Your OB has enough reasons to suggest a cesarean section. He can come up with a reason to make you feel cornered into one and he has the knowledge and the “head over you” mojo to make you feel like it’s medically necessary. This is not to say your doctor is never being honest, and it’s very possible he feels very genuine about his CS suggestion every time. This is where I go back to him being human. There is not much incentive for an OB to want to keep his births vaginal.
Cesarian Section. C-section. CS. Surgical birth.
There is so much weight, emotion, assumptions, expectations that comes with even the mention of a C-section. Every kind of response from “Yay! you had/are having your baby” (with no thought or reaction or emotion about a C-S) to devastation, hurt, trauma, happiness, relief, and joy.
Cesarean sections are so loaded. Yes, we are having a baby. The baby is the point of all of this after all. This baby we conceived, dreamed of, felt grow, felt kick and hiccup, awaited the due date of, imagined how they may look, how they will act, how they will feel to hug and kiss, what their hobbies may be, what college they’ll go to. We have thought about it all for them. This entire birth process is for them. So we so often get that numb, heartless response and thought, even in our own minds, “as long as the baby is healthy”. Whatever you birth is like, it does not matter, as long as that baby is healthy. Whether they induce you, use forceps on you, or even cut you open and remove your baby from your numb gut, you have a healthy baby now. What society so often forgets is that even if the point is to get this beautiful baby into our arms, it’s our experience too. It’s our bodies that are contracting, pushing, cut at, pulled at, sewn back together. It is our experience that we remember for the rest of our lives. So what is it like? When our births end in c-section?
When I asked other moms what their experiences were, I get a range of answers.

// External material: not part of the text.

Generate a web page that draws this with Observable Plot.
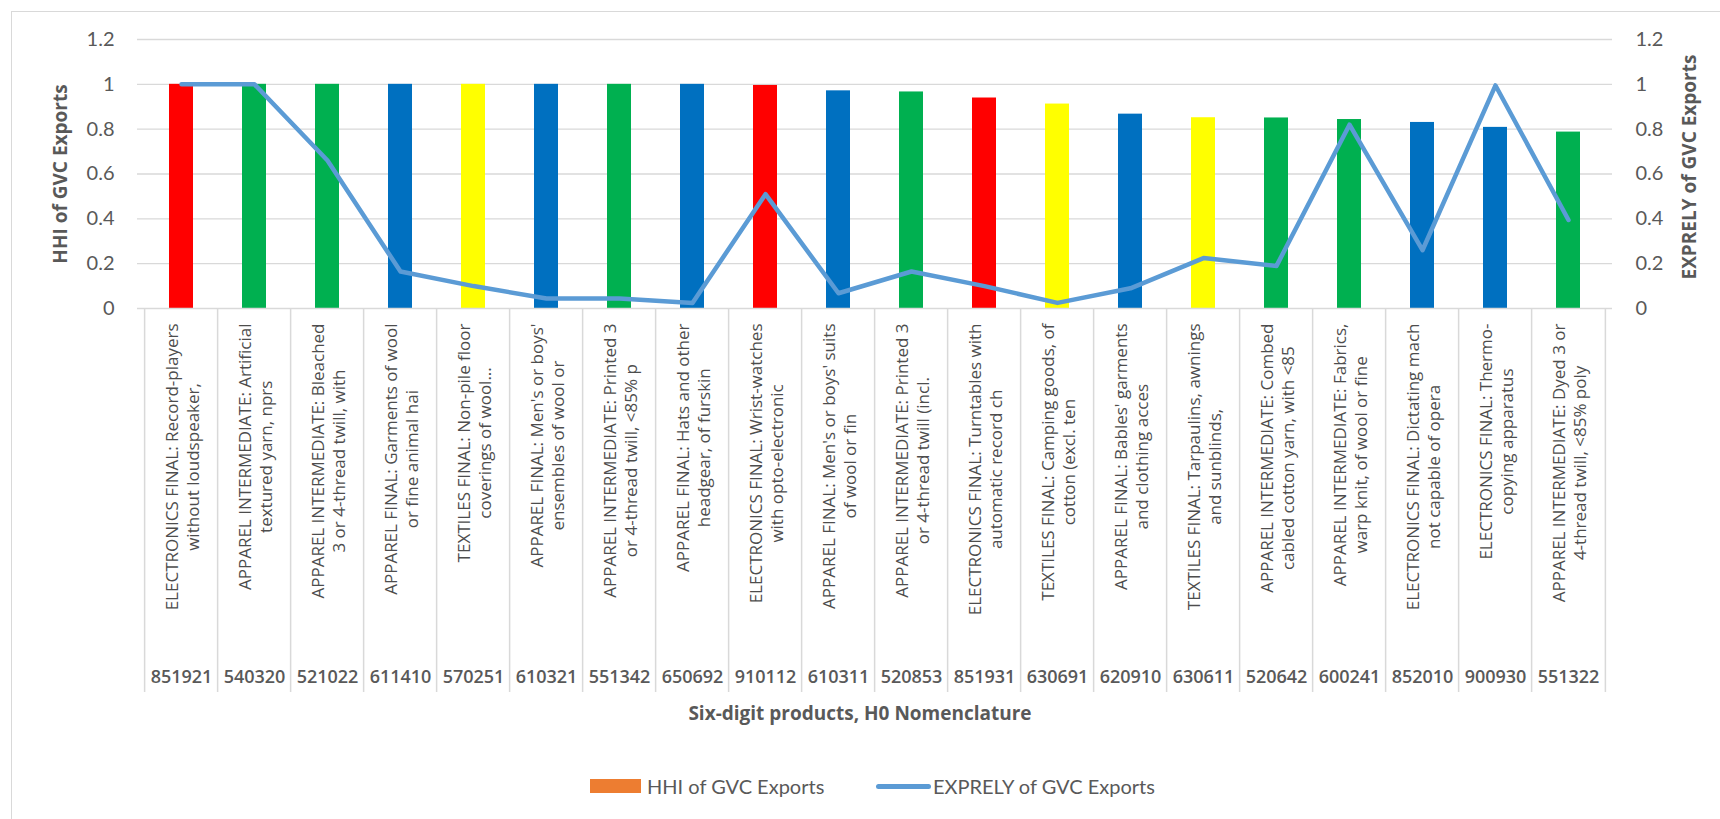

Interesting life experience
These are just some of the words used. Some of the feelings that women still feel when thinking back to their c-section experience. What this shows to me is that women are strong. We are amazing, even. We are willing to sacrifice anything for our babies. I regret my C-section. I do not regret doing what I thought was necessary, at the time, for my baby girl. I’d even do it again if I thought it was necessary again. For her. We are filled with an incredible self-sacrificing love when it comes to our babies. We are willing to be sliced, diced, terrified and scarred for life for these little people who grew within us.
You will hear women express regret, sadness, hurt, anger, fear, numbness, confusion and more when it comes to her cesarean experience. Even planned cesareans, which do not tend to have the same range of emotions evolved around them, come loaded with fear and complications. None of us regret our babies.
So, don’t tell a cesarean mom, ” All that matters is a healthy baby”. Nobody knows how much that baby matters more than the mom who has a cesarean for that baby. We matter too. The mom matters. Her birth experience matters, her body and her pain and her feelings matter.
Moms who have had unexpected cesareans need time to heal. Part of healing is being loved. Feeling sympathized with. Being comforted. Yes, being reminded of the little blessing in our arms, nursing at our breasts, but also being reminded that we are strong and we are incredible and we made a huge sacrifice and that we should be proud of the mothers we are. Not that “at least our babies are alive”. We don’t need to be reminded to be thankful for healthy babies. We understand the value in that. What we need, is for others to understand the value of us and our experience and our bodies when we go through trauma. Love on mama’s. Love on the mama’s who have had unexpected, traumatic births. Help them heal. Help them recognize their own awesome mom-ness.